A federal buyout of the Baca Ranch would erase the threat of a sale, by a private developer, of San Luis Valley water to the Front Range. But pressure is building on the federal government to send more groundwater south in the Rio Grande.


The feds already pump valley groundwater into the Rio Grande. The Closed Basin Project, built by the federal Bureau of Reclamation, pumps 40,000 acre-feet of water each year from a shallow aquifer in the northern tip of the valley.

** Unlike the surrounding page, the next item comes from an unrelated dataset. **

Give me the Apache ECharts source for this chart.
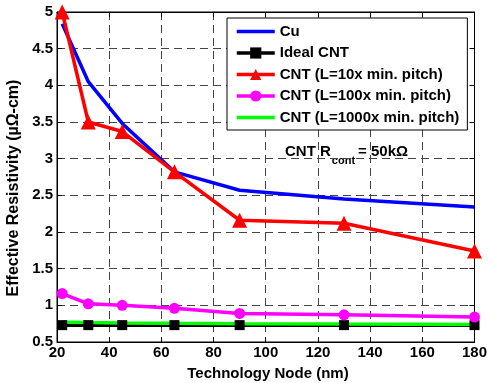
<!DOCTYPE html>
<html>
<head>
<meta charset="utf-8">
<script src="https://cdn.jsdelivr.net/npm/echarts@6/dist/echarts.min.js"></script>
<style>
  html, body { margin: 0; padding: 0; background: #fff; }
  #chart { width: 490px; height: 383px; }
</style>
</head>
<body>
<div id="chart"></div>
<script>
// Technology nodes (nm)
const nodes = [22, 32, 45, 65, 90, 130, 180];

// Effective resistivity (µΩ-cm) per interconnect type
const cu       = [4.84, 4.05, 3.48, 2.82, 2.57, 2.45, 2.34];
const idealCnt = [0.73, 0.73, 0.73, 0.73, 0.73, 0.73, 0.73];
const cnt10    = [5.00, 3.50, 3.37, 2.82, 2.16, 2.12, 1.74];
const cnt100   = [1.16, 1.02, 1.00, 0.96, 0.89, 0.87, 0.84];
const cnt1000  = [0.77, 0.765, 0.76, 0.755, 0.75, 0.745, 0.74];

const xTicks = [20, 40, 60, 80, 100, 120, 140, 160, 180];
const yTicks = [0.5, 1, 1.5, 2, 2.5, 3, 3.5, 4, 4.5, 5];

const FONT = 'Liberation Sans, Arial, Helvetica, sans-serif';

const pairs = vals => nodes.map((n, i) => [n, vals[i]]);

// plain line swatch for series drawn without markers
const LINE_ICON = 'path://M0,0H38V3.5H0Z';

const chart = echarts.init(document.getElementById('chart'), null, { renderer: 'canvas' });

const gridDash = { show: true, lineStyle: { color: '#444', type: [8, 5], width: 1 } };
const label = { color: '#000', fontFamily: FONT, fontWeight: 'bold', fontSize: 15 };

chart.setOption({
  animation: false,
  backgroundColor: '#fff',
  grid: { left: 57, right: 13, top: 12, bottom: 41, show: true, borderColor: '#000', borderWidth: 1 },
  xAxis: [
    {
      type: 'value', min: 20, max: 180, interval: 20,
      axisLine: { show: true, lineStyle: { color: '#000', width: 1 } },
      axisTick: { show: true, inside: true, length: 5, lineStyle: { color: '#000' } },
      axisLabel: Object.assign({ margin: 3, formatter: v => xTicks.includes(v) ? String(v) : '' }, label),
      splitLine: gridDash
    },
    {
      type: 'value', position: 'top', min: 20, max: 180, interval: 20,
      axisLine: { show: true, lineStyle: { color: '#000', width: 1 } },
      axisTick: { show: true, inside: true, length: 5, lineStyle: { color: '#000' } },
      axisLabel: { show: false }, splitLine: { show: false }
    }
  ],
  yAxis: [
    {
      type: 'value', min: 0.5, max: 5, interval: 0.5,
      axisLine: { show: true, lineStyle: { color: '#000', width: 1 } },
      axisTick: { show: true, inside: true, length: 5, lineStyle: { color: '#000' } },
      axisLabel: Object.assign({ margin: 4, formatter: v => String(yTicks.find(t => Math.abs(t - v) < 1e-9) ?? '') }, label),
      splitLine: gridDash
    },
    {
      type: 'value', position: 'right', min: 0.5, max: 5, interval: 0.5,
      axisLine: { show: true, lineStyle: { color: '#000', width: 1 } },
      axisTick: { show: true, inside: true, length: 5, lineStyle: { color: '#000' } },
      axisLabel: { show: false }, splitLine: { show: false }
    }
  ],
  legend: {
    orient: 'vertical',
    left: 227, top: 18,
    padding: [6, 8, 5, 8],
    itemWidth: 38, itemHeight: 14, itemGap: 6.5,
    backgroundColor: '#fff',
    borderColor: '#000', borderWidth: 1, borderRadius: 0,
    lineStyle: { width: 3.5 },
    textStyle: { color: '#000', fontFamily: FONT, fontWeight: 'bold', fontSize: 15 },
    data: [
      { name: 'Cu', icon: LINE_ICON },
      'Ideal CNT',
      'CNT (L=10x min. pitch)',
      'CNT (L=100x min. pitch)',
      { name: 'CNT (L=1000x min. pitch)', icon: LINE_ICON }
    ]
  },
  graphic: [
    {
      type: 'text', x: 14, y: 188, rotation: Math.PI / 2,
      style: {
        text: 'Effective Resistivity (µΩ-cm)',
        align: 'center', verticalAlign: 'middle',
        font: 'bold 16px ' + FONT, fill: '#000'
      }
    },
    {
      type: 'text', x: 268, y: 374,
      style: {
        text: 'Technology Node (nm)', align: 'center', verticalAlign: 'middle',
        font: 'bold 15px ' + FONT, fill: '#000'
      }
    },
    {
      type: 'text', x: 285, y: 151,
      style: {
        text: '{b|CNT R}{s|cont}{b|= 50kΩ}',
        verticalAlign: 'middle',
        rich: {
          b: { font: 'bold 15px ' + FONT, fill: '#000', verticalAlign: 'bottom', lineHeight: 17 },
          s: { font: 'bold 11px ' + FONT, fill: '#000', verticalAlign: 'bottom', lineHeight: 10, padding: [0, 3, -7, 1] }
        }
      }
    }
  ],
  series: [
    {
      name: 'Cu', type: 'line', data: pairs(cu),
      showSymbol: false, symbol: 'none',
      lineStyle: { color: '#0000ff', width: 3.5 }, itemStyle: { color: '#0000ff' }
    },
    {
      name: 'Ideal CNT', type: 'line', data: pairs(idealCnt),
      symbol: 'rect', symbolSize: 10,
      lineStyle: { color: '#000', width: 3.5 }, itemStyle: { color: '#000' }
    },
    {
      name: 'CNT (L=10x min. pitch)', type: 'line', data: pairs(cnt10),
      symbol: 'triangle', symbolSize: 15,
      lineStyle: { color: '#ff0000', width: 3.5 }, itemStyle: { color: '#ff0000' }
    },
    {
      name: 'CNT (L=100x min. pitch)', type: 'line', data: pairs(cnt100),
      symbol: 'circle', symbolSize: 11,
      lineStyle: { color: '#ff00ff', width: 3.5 }, itemStyle: { color: '#ff00ff' }
    },
    {
      name: 'CNT (L=1000x min. pitch)', type: 'line', data: pairs(cnt1000),
      showSymbol: false, symbol: 'none',
      lineStyle: { color: '#00ff00', width: 3.5 }, itemStyle: { color: '#00ff00' }
    }
  ]
});
</script>
</body>
</html>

That water flows into the Rio Grande to help Colorado meet its obligations to New Mexico and Texas under the 1938 Rio Grande Compact.


At full capacity, the project could carry another 60,000 acre-feet into the Rio Grande each year - welcome water in a river in a tug-of-war among cities, powerful agricultural interests, and environmentalists who want to leave some water in the river for the endangered silvery minnow (HCN, 10/11/99: A tiny fish cracks New Mexico's water establishment).


"We're going to have to put more water in the river," at some point, says writer Ed Quillen. The question is, where will the water come from?


"If you dry up the acequias, you'll have every John Nichols fan out with guns," says Quillen, a columnist for The Denver Post and the publisher of Colorado Central Magazine. "Dry up the potato farms up here and you'll have every farmer in the valley up in arms - and they have even more guns, if not as much political support."


The cities aren't going to budge either, he says, so the easy answer is to pump more water out of the Closed Basin Project.


Hogwash, says David Robbins with the Rio Grande Water Conservation District. The Rio Grande Compact wouldn't allow the feds to pump more Colorado water to solve New Mexico's problems. More to the point, he says, there is no extra water in the valley. "If you pump big holes, mother nature is going to start filling those holes." If the aquifer is drawn down, he says, lakes and rivers will refill it, leaving valley water users high and dry.


But there may be some extra water under the valley. Last fall, the state kicked off a study of the deep "confined" aquifer in the Closed Basin. While it is not well understood, some theorize that the deep aquifer could be tapped without affecting the shallow aquifer or the water table. If the state's study, which will likely be out in 2002, reveals a pool of deep groundwater, the idea of a water mine in the San Luis Valley may come alive again.


"We say that the compact protects us," says district manager Ralph Curtis. "But who's to say what the federal government will do to get water out of the San Luis Valley to protect the silvery minnow?"